Transcribe the listing exactly, leaving out every picture.

### Data provided ###

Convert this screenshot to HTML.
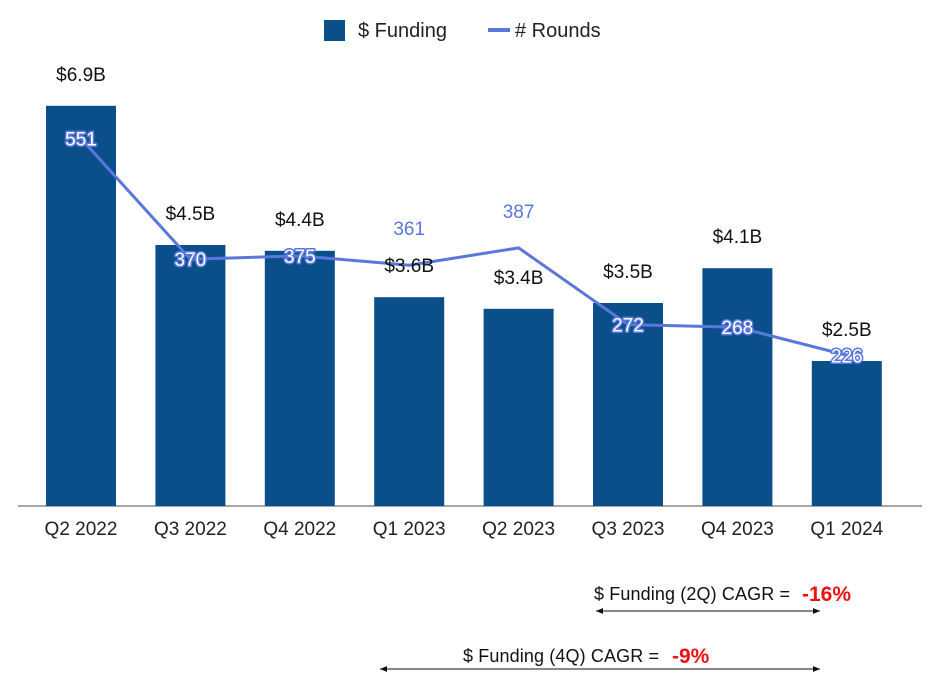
<!DOCTYPE html>
<html><head><meta charset="utf-8"><style>
body{margin:0;background:#fff;width:932px;height:682px;overflow:hidden;font-family:"Liberation Sans",sans-serif}
</style></head><body>
<svg id="chart" width="932" height="682" xmlns="http://www.w3.org/2000/svg" font-family="Liberation Sans, sans-serif">
<g>
<rect x="324" y="20" width="21" height="21" fill="#0b4f8a"/>
<text x="358" y="37" font-size="20" fill="#222">$ Funding</text>
<line x1="488" y1="30" x2="510" y2="30" stroke="#5a78dc" stroke-width="4"/>
<text x="515" y="37" font-size="20" fill="#222">&#35; Rounds</text>
</g>
<line x1="18" y1="506" x2="922" y2="506" stroke="#888" stroke-width="1.5"/>
<g id="bars"></g><g id="line"></g><g id="labels"></g>
<g>
<text x="594" y="600" font-size="18" fill="#111" textLength="196">$ Funding (2Q) CAGR =</text>
<text x="802" y="601" font-size="21" font-weight="bold" fill="#f01010">-16%</text>
<line x1="596" y1="611" x2="820" y2="611" stroke="#111" stroke-width="1"/>
<path d="M596 611 l7 -3 v6z M820 611 l-7 -3 v6z" fill="#111"/>
</g>
<g>
<text x="463" y="662" font-size="18" fill="#111" textLength="196">$ Funding (4Q) CAGR =</text>
<text x="672" y="663" font-size="21" font-weight="bold" fill="#f01010">-9%</text>
<line x1="380" y1="669" x2="820" y2="669" stroke="#111" stroke-width="1"/>
<path d="M380 669 l7 -3 v6z M820 669 l-7 -3 v6z" fill="#111"/>
</g>
</svg>
<script>
const categories=["Q2 2022","Q3 2022","Q4 2022","Q1 2023","Q2 2023","Q3 2023","Q4 2023","Q1 2024"];
const funding=[6.9,4.5,4.4,3.6,3.4,3.5,4.1,2.5];
const fundingLabels=["$6.9B","$4.5B","$4.4B","$3.6B","$3.4B","$3.5B","$4.1B","$2.5B"];
const rounds=[551,370,375,361,387,272,268,226];
const NS="http://www.w3.org/2000/svg";
const base=506;
function xC(i){return 81+i*109.4;}
function yF(v){return base-v*58;}
function yR(v){return base-v*0.667;}
function mk(tag,attrs,parent){const e=document.createElementNS(NS,tag);for(const k in attrs)e.setAttribute(k,attrs[k]);parent.appendChild(e);return e;}
const gb=document.getElementById('bars'),gl=document.getElementById('line'),gt=document.getElementById('labels');
funding.forEach((v,i)=>{
 const r=mk('rect',{x:xC(i)-35,y:yF(v),width:70,height:base-yF(v),fill:'#0b4f8a'},gb);
 
 
 const t=mk('text',{x:xC(i),y:yF(v)-25,'font-size':19,'text-anchor':'middle',fill:'#111'},gt);
 t.textContent=fundingLabels[i];
 
 
 const c=mk('text',{x:xC(i),y:535,'font-size':19,'text-anchor':'middle',fill:'#222'},gt);
 c.textContent=categories[i];
 
 
});
const pts=rounds.map((v,i)=>xC(i)+','+yR(v)).join(' ');
const pl=mk('polyline',{points:pts,fill:'none',stroke:'#5a78dc','stroke-width':3,'stroke-linejoin':'round'},gl);


rounds.forEach((v,i)=>{
 const above=(i===3||i===4);
 const t=mk('text',{x:xC(i),y:above?yR(v)-30:yR(v)+7,'font-size':19,'text-anchor':'middle'},gt);
 if(above){t.setAttribute('fill','#5a78dc');}
 else{t.setAttribute('fill','#fff');t.setAttribute('stroke','#5a78dc');t.setAttribute('stroke-width','3');t.setAttribute('paint-order','stroke');t.setAttribute('stroke-linejoin','round');}
 t.textContent=v;
 
 
});
</script>
</body></html>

###

Solution for this exercise —
Convert this screenshot to HTML.
<!DOCTYPE html>
<html><head><meta charset="utf-8"><style>
body{margin:0;background:#fff;width:932px;height:682px;overflow:hidden;font-family:"Liberation Sans",sans-serif}
</style></head><body>
<svg id="chart" width="932" height="682" xmlns="http://www.w3.org/2000/svg" font-family="Liberation Sans, sans-serif">
<g>
<rect x="324" y="20" width="21" height="21" fill="#0b4f8a"/>
<text x="358" y="37" font-size="20" fill="#222">$ Funding</text>
<line x1="488" y1="30" x2="510" y2="30" stroke="#5a78dc" stroke-width="4"/>
<text x="515" y="37" font-size="20" fill="#222">&#35; Rounds</text>
</g>
<line x1="18" y1="506" x2="922" y2="506" stroke="#888" stroke-width="1.5"/>
<g id="bars"></g><g id="line"></g><g id="labels"></g>
<g>
<text x="594" y="600" font-size="18" fill="#111" textLength="196">$ Funding (2Q) CAGR =</text>
<text x="802" y="601" font-size="21" font-weight="bold" fill="#f01010">-16%</text>
<line x1="596" y1="611" x2="820" y2="611" stroke="#111" stroke-width="1"/>
<path d="M596 611 l7 -3 v6z M820 611 l-7 -3 v6z" fill="#111"/>
</g>
<g>
<text x="463" y="662" font-size="18" fill="#111" textLength="196">$ Funding (4Q) CAGR =</text>
<text x="672" y="663" font-size="21" font-weight="bold" fill="#f01010">-9%</text>
<line x1="380" y1="669" x2="820" y2="669" stroke="#111" stroke-width="1"/>
<path d="M380 669 l7 -3 v6z M820 669 l-7 -3 v6z" fill="#111"/>
</g>
</svg>
<script>
const categories=["Q2 2022","Q3 2022","Q4 2022","Q1 2023","Q2 2023","Q3 2023","Q4 2023","Q1 2024"];
const funding=[6.9,4.5,4.4,3.6,3.4,3.5,4.1,2.5];
const fundingLabels=["$6.9B","$4.5B","$4.4B","$3.6B","$3.4B","$3.5B","$4.1B","$2.5B"];
const rounds=[551,370,375,361,387,272,268,226];
const NS="http://www.w3.org/2000/svg";
const base=506;
function xC(i){return 81+i*109.4;}
function yF(v){return base-v*58;}
function yR(v){return base-v*0.667;}
function mk(tag,attrs,parent){const e=document.createElementNS(NS,tag);for(const k in attrs)e.setAttribute(k,attrs[k]);parent.appendChild(e);return e;}
const gb=document.getElementById('bars'),gl=document.getElementById('line'),gt=document.getElementById('labels');
funding.forEach((v,i)=>{
 const r=mk('rect',{x:xC(i)-35,y:yF(v),width:70,height:base-yF(v),fill:'#0b4f8a'},gb);
 
 
 const t=mk('text',{x:xC(i),y:yF(v)-25,'font-size':19,'text-anchor':'middle',fill:'#111'},gt);
 t.textContent=fundingLabels[i];
 
 
 const c=mk('text',{x:xC(i),y:535,'font-size':19,'text-anchor':'middle',fill:'#222'},gt);
 c.textContent=categories[i];
 
 
});
const pts=rounds.map((v,i)=>xC(i)+','+yR(v)).join(' ');
const pl=mk('polyline',{points:pts,fill:'none',stroke:'#5a78dc','stroke-width':3,'stroke-linejoin':'round'},gl);


rounds.forEach((v,i)=>{
 const above=(i===3||i===4);
 const t=mk('text',{x:xC(i),y:above?yR(v)-30:yR(v)+7,'font-size':19,'text-anchor':'middle'},gt);
 if(above){t.setAttribute('fill','#5a78dc');}
 else{t.setAttribute('fill','#fff');t.setAttribute('stroke','#5a78dc');t.setAttribute('stroke-width','3');t.setAttribute('paint-order','stroke');t.setAttribute('stroke-linejoin','round');}
 t.textContent=v;
 
 
});
</script>
</body></html>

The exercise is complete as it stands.